Actuellement, il se prépare activement à ce projet : « Mon garage pourrait ouvrir entre juin et septembre prochains. Je perçois ma relation avec Revolte comme un véritable partenariat : je projette de partager mes compétences et connaissances avec eux. »
Nous remercions sincèrement Mathieu pour sa disponibilité, son accueil chaleureux lors de notre échange, et pour son témoignage captivant.
Nous souhaitons rappeler que les contributions désobligeantes envers nos interviewés, concernant leur vie, leurs choix ou leurs idées, seront systématiquement supprimées. Merci de votre compréhension.
Avis de l’auteur
Mathieu a un parcours professionnel qui l’a rapproché de l’électromobilité.

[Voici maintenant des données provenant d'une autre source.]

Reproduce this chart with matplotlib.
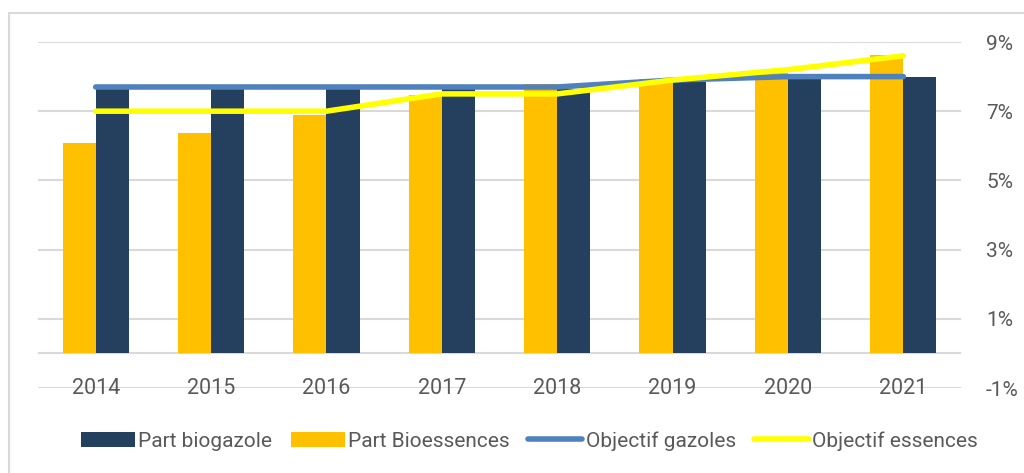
import matplotlib
matplotlib.use("Agg")
import matplotlib.pyplot as plt
from matplotlib.lines import Line2D
from matplotlib.patches import Rectangle, Patch
import numpy as np

years = ["2014", "2015", "2016", "2017", "2018", "2019", "2020", "2021"]
part_biogazole = [7.7, 7.7, 7.7, 7.7, 7.65, 7.85, 7.95, 8.0]
part_bioessences = [6.07, 6.36, 6.9, 7.47, 7.8, 7.92, 8.09, 8.62]
objectif_gazoles = [7.7, 7.7, 7.7, 7.7, 7.7, 7.9, 8.0, 8.0]
objectif_essences = [7.0, 7.0, 7.0, 7.5, 7.5, 7.9, 8.2, 8.6]
y_ticks = [-1, 1, 3, 5, 7, 9]
y_labels = ["-1%", "1%", "3%", "5%", "7%", "9%"]

NAVY = "#253F5F"
ORANGE = "#FFC000"
BLUE = "#4F81BD"
YELLOW = "#FFFF00"
GRID = "#D9D9D9"
TXT = "#595959"

plt.rcParams['font.family'] = ['Roboto', 'DejaVu Sans']

fig = plt.figure(figsize=(10.24, 4.73), dpi=100)
ax = fig.add_axes([38/1024, 1-388/473, (961-38)/1024, (388-42)/473])

x = np.arange(len(years))
w = 0.287
ax.bar(x - w/2, part_bioessences, width=w, color=ORANGE, zorder=3, label="Part Bioessences")
ax.bar(x + w/2, part_biogazole, width=w, color=NAVY, zorder=3, label="Part biogazole")
ax.plot(x, objectif_gazoles, color=BLUE, lw=4.0, solid_capstyle='round', zorder=4)
ax.plot(x, objectif_essences, color=YELLOW, lw=4.0, solid_capstyle='round', zorder=5)

ax.set_xlim(-0.5, len(years) - 0.5)
ax.set_ylim(-1, 9)
for t in y_ticks:
    ax.axhline(t, color=GRID, lw=1.5, zorder=1)
ax.axhline(0, color=GRID, lw=1.5, zorder=2)

ax.yaxis.tick_right()
ax.set_yticks(y_ticks)
ax.set_yticklabels(y_labels)
ax.tick_params(axis='y', length=0, pad=18, labelsize=15, labelcolor=TXT)
ax.set_xticks(x)
ax.set_xticklabels(years)
ax.tick_params(axis='x', length=0, pad=-7.5, labelsize=15.5, labelcolor=TXT)
for s in ax.spines.values():
    s.set_visible(False)

# chart border
fig.patches.append(Rectangle((9/1024, -0.1), 1.2, 1 - 13.5/473 + 0.1, transform=fig.transFigure,
                             fill=False, edgecolor="#D9D9D9", lw=1.5))

handles = [Patch(facecolor=NAVY), Patch(facecolor=ORANGE),
           Line2D([], [], color=BLUE, lw=4.0, solid_capstyle='round'),
           Line2D([], [], color=YELLOW, lw=4.0, solid_capstyle='round')]
labels = ["Part biogazole", "Part Bioessences", "Objectif gazoles", "Objectif essences"]
fig.legend(handles, labels, loc='center', bbox_to_anchor=(529/1024, 1-441/473), ncol=4,
           frameon=False, fontsize=15, labelcolor=TXT, handlelength=2.6, handleheight=0.7,
           handletextpad=0.15, columnspacing=0.9)

fig.savefig("out.png", dpi=100)
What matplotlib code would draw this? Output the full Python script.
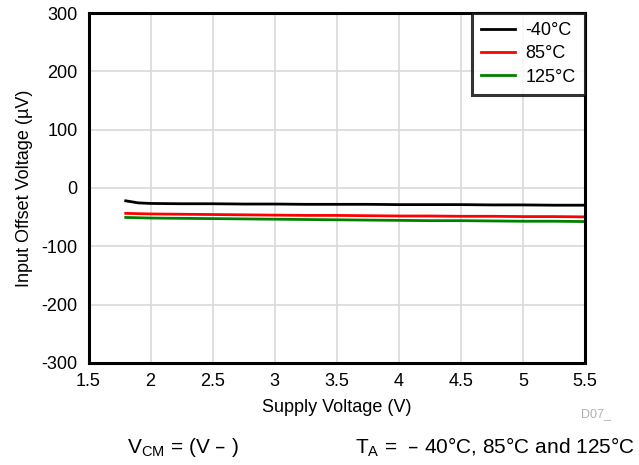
import matplotlib
matplotlib.use("Agg")
import matplotlib.pyplot as plt

plt.rcParams['font.family'] = ['Liberation Sans', 'DejaVu Sans']
plt.rcParams['axes.unicode_minus'] = False

supply = [1.8, 1.9, 2.0, 2.25, 2.5, 2.75, 3.0, 3.25, 3.5, 3.75, 4.0, 4.25, 4.5, 4.75, 5.0, 5.25, 5.5]
vos_m40 = [-22, -25.5, -26.5, -27, -27, -27.5, -27.5, -28, -28, -28, -28.5, -28.5, -28.5, -29, -29, -29.5, -29.5]
vos_85 = [-43.5, -44, -44.5, -45, -45.5, -46, -46.5, -47, -47, -47.5, -48, -48, -48.5, -48.5, -49, -49, -49.5]
vos_125 = [-50.5, -51, -51.5, -52, -52.5, -53, -53.5, -54, -54.5, -55, -55.5, -56, -56, -56.5, -57, -57, -57.5]

fig = plt.figure(figsize=(6.39, 4.65), dpi=100)
ax = fig.add_axes([0.1385, 0.2194, 0.777, 0.7526])

ax.plot(supply, vos_m40, color='black', lw=2, label='-40°C')
ax.plot(supply, vos_85, color='#ff0000', lw=2, label='85°C')
ax.plot(supply, vos_125, color='#008000', lw=2, label='125°C')

ax.set_xlim(1.5, 5.5)
ax.set_ylim(-300, 300)
ax.set_xticks([1.5, 2, 2.5, 3, 3.5, 4, 4.5, 5, 5.5])
ax.set_xticklabels(['1.5', '2', '2.5', '3', '3.5', '4', '4.5', '5', '5.5'])
ax.set_yticks(range(-300, 301, 100))
ax.grid(True, color='#d9d9d9', lw=1.2)
ax.set_axisbelow(True)
for s in ax.spines.values():
    s.set_linewidth(2.2)
ax.tick_params(length=0, labelsize=13, pad=7)
ax.tick_params(axis='y', pad=8)

ax.set_xlabel('Supply Voltage (V)', fontsize=13, labelpad=7)
ax.set_ylabel('Input Offset Voltage (µV)', fontsize=13, labelpad=6)

leg = ax.legend(loc='upper right', fontsize=13, frameon=True, fancybox=False,
                borderaxespad=0, handlelength=1.9, handletextpad=0.6,
                labelspacing=0.35, borderpad=0.5)
leg.get_frame().set_edgecolor('black')
leg.get_frame().set_linewidth(2.2)

fig.text(0.909, 0.103, 'D07_', fontsize=9, color='#b0b0b0', ha='left')
fig.text(0.199, 0.025, r'V$_{\mathregular{CM}}$ = (V – )', fontsize=15)
fig.text(0.555, 0.025, r'T$_{\mathregular{A}}$ =  – 40°C, 85°C and 125°C', fontsize=15)

fig.savefig('out.png', dpi=100)
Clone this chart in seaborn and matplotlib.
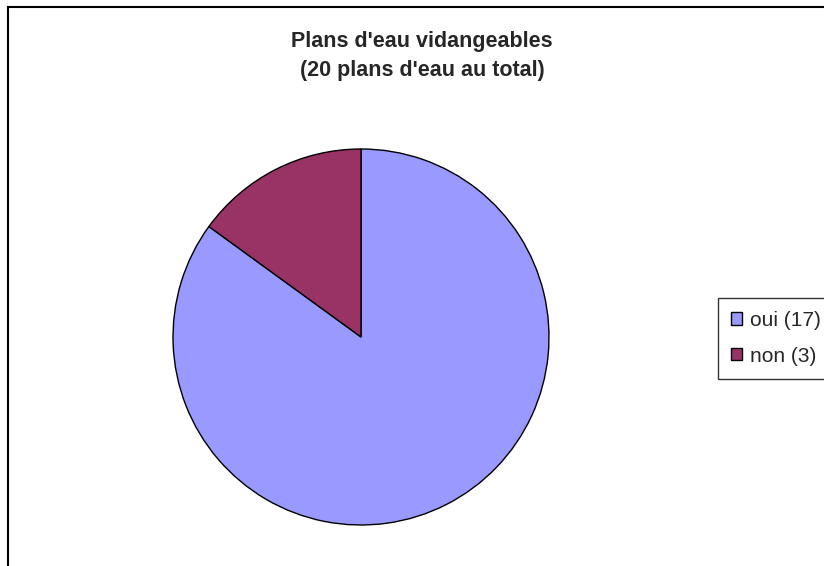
import matplotlib
matplotlib.use("Agg")
import matplotlib.pyplot as plt
import seaborn as sns
from matplotlib.patches import Rectangle

# Data
labels = ["oui (17)", "non (3)"]
counts = [17, 3]
colors = ["#9999FF", "#993366"]
title = "Plans d'eau vidangeables\n(20 plans d'eau au total)"

sns.set_style("white")
plt.rcParams["font.family"] = ["Liberation Sans", "DejaVu Sans"]

fig = plt.figure(figsize=(8.24, 5.66), dpi=100)
W, H = 824, 566

# outer chart border (cut off at right and bottom)
fig.patches.append(Rectangle((8 / W, -0.05), 1.1, 1 - 7 / H + 0.05,
                             transform=fig.transFigure, fill=False,
                             edgecolor="black", linewidth=1.5))

# pie axes: centre (361, 337), radius 188 px
cx, cy, r = 361, 337, 188
ax = fig.add_axes([(cx - r) / W, (H - cy - r) / H, 2 * r / W, 2 * r / H])
wedges, _ = ax.pie(counts, colors=colors, startangle=90, counterclock=False,
                   wedgeprops={"edgecolor": "black", "linewidth": 1.0})
ax.set_xlim(-1.0, 1.0)
ax.set_ylim(-1.0, 1.0)
ax.set_aspect("equal")
ax.axis("off")

fig.text(422 / W, 1 - 56 / H, title, ha="center", va="center",
         fontsize=15.5, fontweight="bold", linespacing=1.5)

leg = fig.legend(wedges, labels, loc="upper left",
                 bbox_to_anchor=(718 / W, 1 - 298 / H),
                 fontsize=15, frameon=True, fancybox=False,
                 edgecolor="black", handlelength=0.53, handleheight=0.53,
                 handletextpad=0.4, labelspacing=0.8, borderpad=0.62,
                 borderaxespad=0)
leg.get_frame().set_linewidth(1.0)

plt.savefig("out.png", dpi=100)
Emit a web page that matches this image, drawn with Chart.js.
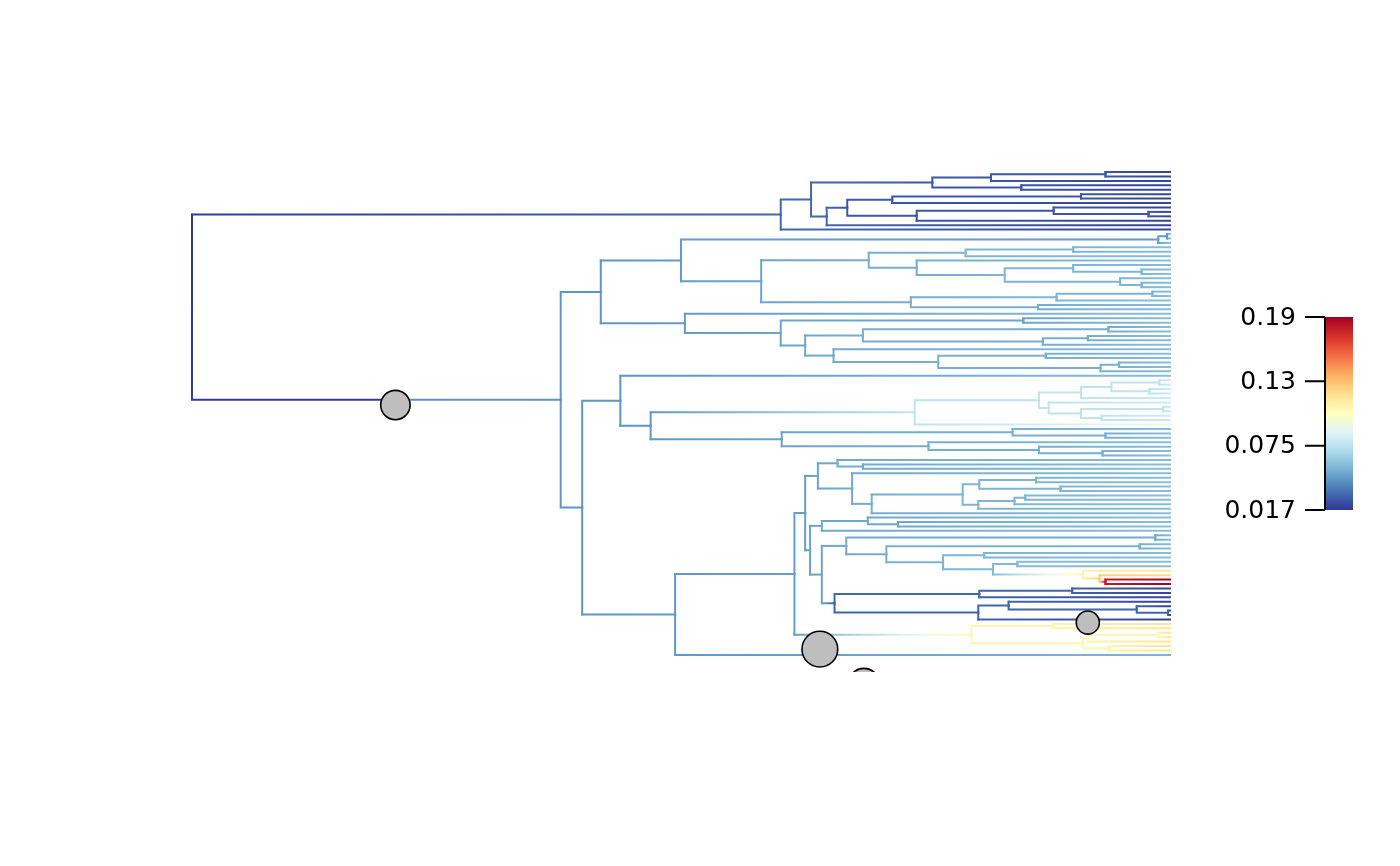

En intégrant le réseau des garagistes sensibilisés, il va entrer dans un écosystème axé sur la durabilité des véhicules électriques. J’imagine avec amusement qu’un de ses clients pourrait lui apporter une Volta à redémarrer ou à entretenir, bouclant ainsi un cycle intéressant de sa carrière.
Nous lui souhaitons une pleine réussite dans cette nouvelle aventure professionnelle.